Retype the whole listing verbatim and keep the pictures out of it.

> Plotting code records
--*--
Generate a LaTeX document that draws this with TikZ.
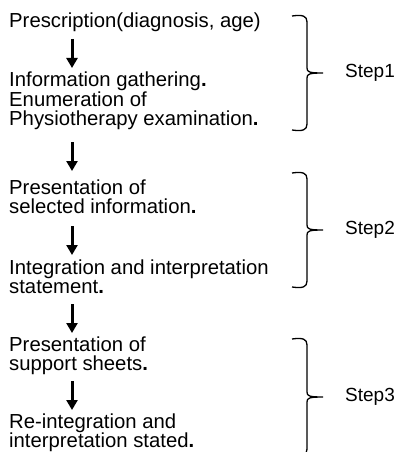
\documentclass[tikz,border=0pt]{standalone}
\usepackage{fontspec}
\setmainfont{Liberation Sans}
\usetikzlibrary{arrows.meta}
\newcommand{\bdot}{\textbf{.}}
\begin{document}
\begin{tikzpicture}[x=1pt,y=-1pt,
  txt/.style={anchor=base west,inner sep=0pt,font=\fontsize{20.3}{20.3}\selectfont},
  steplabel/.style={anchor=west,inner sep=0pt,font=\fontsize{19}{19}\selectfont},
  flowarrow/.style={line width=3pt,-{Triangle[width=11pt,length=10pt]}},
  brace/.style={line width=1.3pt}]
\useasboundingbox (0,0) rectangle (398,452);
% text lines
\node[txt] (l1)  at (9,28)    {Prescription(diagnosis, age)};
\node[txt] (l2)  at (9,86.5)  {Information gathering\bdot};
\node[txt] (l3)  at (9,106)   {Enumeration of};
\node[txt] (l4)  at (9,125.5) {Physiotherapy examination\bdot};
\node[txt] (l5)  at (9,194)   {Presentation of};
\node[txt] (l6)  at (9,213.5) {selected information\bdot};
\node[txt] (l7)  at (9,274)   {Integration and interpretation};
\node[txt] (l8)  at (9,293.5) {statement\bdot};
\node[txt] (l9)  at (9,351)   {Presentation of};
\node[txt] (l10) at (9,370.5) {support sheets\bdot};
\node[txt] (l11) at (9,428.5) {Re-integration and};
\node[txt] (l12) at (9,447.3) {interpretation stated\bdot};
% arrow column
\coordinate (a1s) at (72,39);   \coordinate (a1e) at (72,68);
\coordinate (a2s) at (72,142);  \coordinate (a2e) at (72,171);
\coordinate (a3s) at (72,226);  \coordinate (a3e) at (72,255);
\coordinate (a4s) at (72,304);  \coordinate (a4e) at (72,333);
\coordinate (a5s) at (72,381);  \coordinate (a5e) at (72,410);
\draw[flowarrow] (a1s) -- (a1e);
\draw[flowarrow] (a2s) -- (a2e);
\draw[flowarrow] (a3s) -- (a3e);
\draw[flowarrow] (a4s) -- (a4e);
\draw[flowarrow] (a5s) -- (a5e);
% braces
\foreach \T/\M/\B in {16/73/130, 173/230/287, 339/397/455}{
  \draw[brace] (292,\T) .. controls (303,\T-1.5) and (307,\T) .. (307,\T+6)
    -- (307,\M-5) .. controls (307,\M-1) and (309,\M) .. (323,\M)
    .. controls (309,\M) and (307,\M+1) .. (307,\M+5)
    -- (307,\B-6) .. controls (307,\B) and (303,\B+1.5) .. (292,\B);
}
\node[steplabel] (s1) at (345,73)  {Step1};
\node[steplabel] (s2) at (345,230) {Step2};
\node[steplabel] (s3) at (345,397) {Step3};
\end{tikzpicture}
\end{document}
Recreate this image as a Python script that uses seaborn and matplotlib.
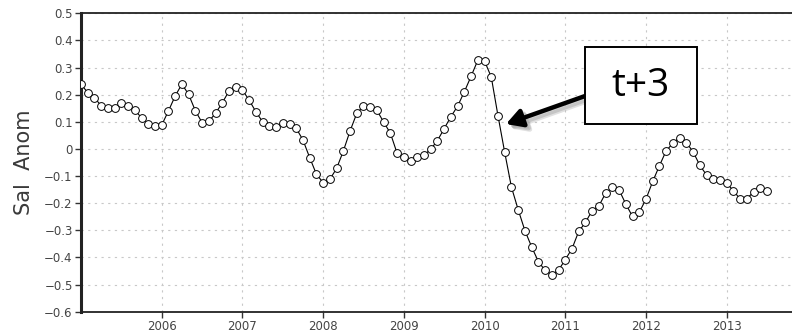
--*--
> Complete answer
Generate a LaTeX document that draws this with TikZ.
\documentclass[tikz,border=0pt]{standalone}
\usepackage{fontspec}
\setmainfont{Liberation Sans}
\usetikzlibrary{arrows.meta}
\newcommand{\bdot}{\textbf{.}}
\begin{document}
\begin{tikzpicture}[x=1pt,y=-1pt,
  txt/.style={anchor=base west,inner sep=0pt,font=\fontsize{20.3}{20.3}\selectfont},
  steplabel/.style={anchor=west,inner sep=0pt,font=\fontsize{19}{19}\selectfont},
  flowarrow/.style={line width=3pt,-{Triangle[width=11pt,length=10pt]}},
  brace/.style={line width=1.3pt}]
\useasboundingbox (0,0) rectangle (398,452);
% text lines
\node[txt] (l1)  at (9,28)    {Prescription(diagnosis, age)};
\node[txt] (l2)  at (9,86.5)  {Information gathering\bdot};
\node[txt] (l3)  at (9,106)   {Enumeration of};
\node[txt] (l4)  at (9,125.5) {Physiotherapy examination\bdot};
\node[txt] (l5)  at (9,194)   {Presentation of};
\node[txt] (l6)  at (9,213.5) {selected information\bdot};
\node[txt] (l7)  at (9,274)   {Integration and interpretation};
\node[txt] (l8)  at (9,293.5) {statement\bdot};
\node[txt] (l9)  at (9,351)   {Presentation of};
\node[txt] (l10) at (9,370.5) {support sheets\bdot};
\node[txt] (l11) at (9,428.5) {Re-integration and};
\node[txt] (l12) at (9,447.3) {interpretation stated\bdot};
% arrow column
\coordinate (a1s) at (72,39);   \coordinate (a1e) at (72,68);
\coordinate (a2s) at (72,142);  \coordinate (a2e) at (72,171);
\coordinate (a3s) at (72,226);  \coordinate (a3e) at (72,255);
\coordinate (a4s) at (72,304);  \coordinate (a4e) at (72,333);
\coordinate (a5s) at (72,381);  \coordinate (a5e) at (72,410);
\draw[flowarrow] (a1s) -- (a1e);
\draw[flowarrow] (a2s) -- (a2e);
\draw[flowarrow] (a3s) -- (a3e);
\draw[flowarrow] (a4s) -- (a4e);
\draw[flowarrow] (a5s) -- (a5e);
% braces
\foreach \T/\M/\B in {16/73/130, 173/230/287, 339/397/455}{
  \draw[brace] (292,\T) .. controls (303,\T-1.5) and (307,\T) .. (307,\T+6)
    -- (307,\M-5) .. controls (307,\M-1) and (309,\M) .. (323,\M)
    .. controls (309,\M) and (307,\M+1) .. (307,\M+5)
    -- (307,\B-6) .. controls (307,\B) and (303,\B+1.5) .. (292,\B);
}
\node[steplabel] (s1) at (345,73)  {Step1};
\node[steplabel] (s2) at (345,230) {Step2};
\node[steplabel] (s3) at (345,397) {Step3};
\end{tikzpicture}
\end{document}
Recreate this image as a Python script that uses seaborn and matplotlib.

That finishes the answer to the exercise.